Justice Andrew Mead found Mikol J. Allison guilty of robbery, escape, burglary of a motor vehicle, assault and refusing to submit to arrest in the jury-waived trial. Allison could face up to 20 years in prison on the robbery charge alone, according to Deputy District Attorney Michael Roberts. A date for sentencing has not been set.
Allison is currently serving an 18-month sentence at the Maine Correctional Center for drug possession. Last spring, a warrant was issued in Lewiston for Allison when he failed to show up for Androscoggin County Drug Court. The man was in Bangor on Aug. 12 visiting a friend who lived at the Terraces apartments on Hancock Street, when local police received a tip that Allison was in town.
Officers Myron Warner and Paul Colley found him hiding in a bedroom closet of the apartment, but Allison ran from them, out of the building and toward the Penobscot River. Meanwhile, David Melochick, a retired Bangor police sergeant, and his wife, Susan, were turning onto Hancock Street after crossing the Penobscot Bridge.

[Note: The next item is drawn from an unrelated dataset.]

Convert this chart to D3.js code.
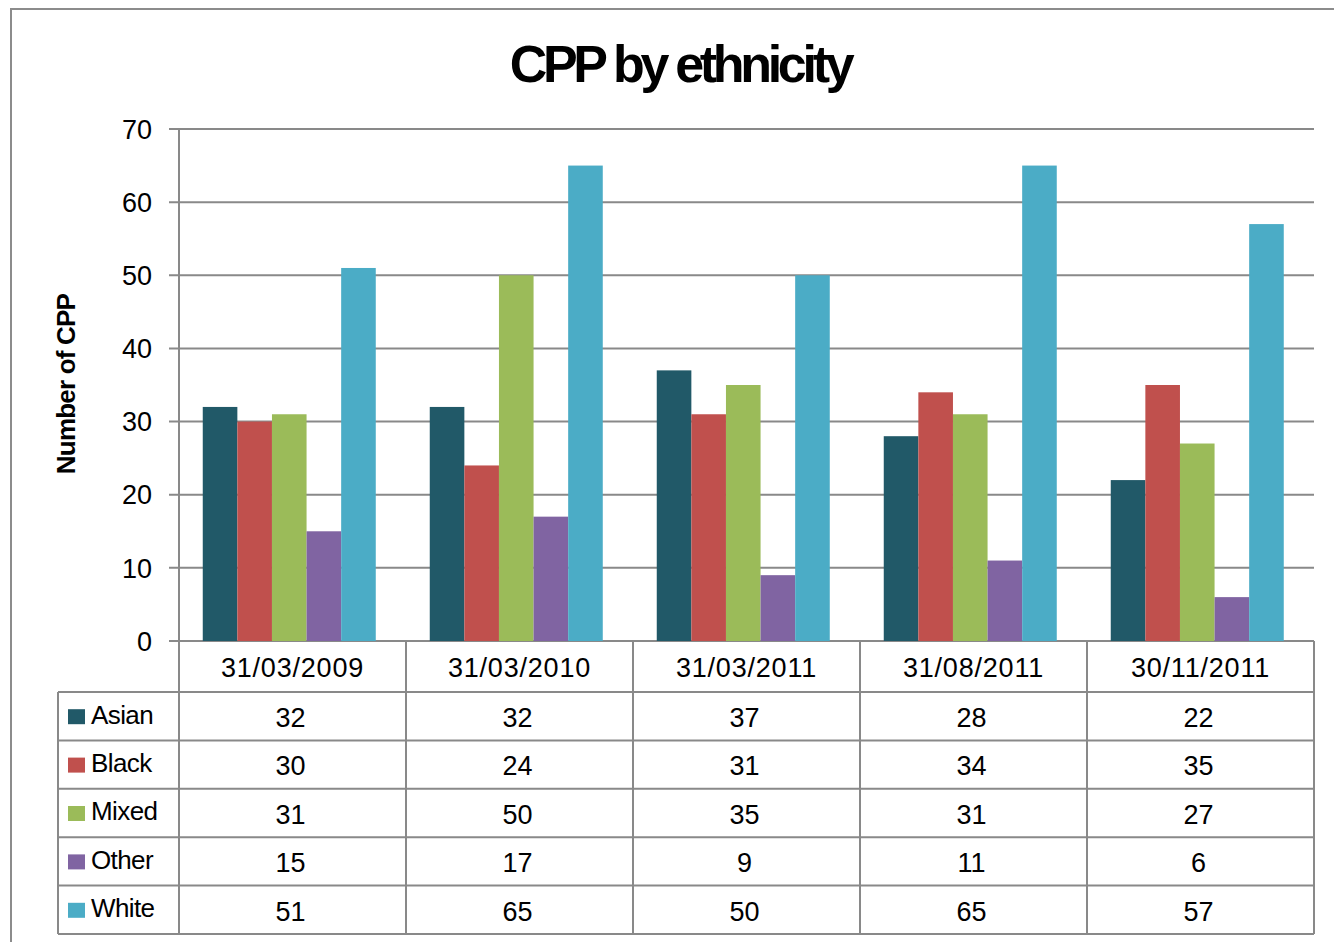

David Melochick testified that he saw Allison running down the hill from the apartment complex with Colley in pursuit. When the officer slipped and fell in the street, Melochick moved his car to protect him from being struck by other vehicles.
Allison, however, doubled back from the railroad tracks along the riverbank and jumped into the back seat of Melochick’s four-door 2001 Saab. Melochick testified Thursday that he then pulled the key out of the ignition and tossed it under the seat while he grabbed a can of Mace from a door pocket.
In the meantime, Susan Melochick left the passenger’s seat and jumped on top of Allison in the back seat. She hit him on the arm and side while her husband sprayed him with Mace, as Warner and Colley arrived on the scene.
Allison, who took the stand in his own defense, testified that he knew a warrant had been issued for his arrest. He said that when he saw a chance to run from the bedroom in between the two officers, “stupidity took over” and he ran.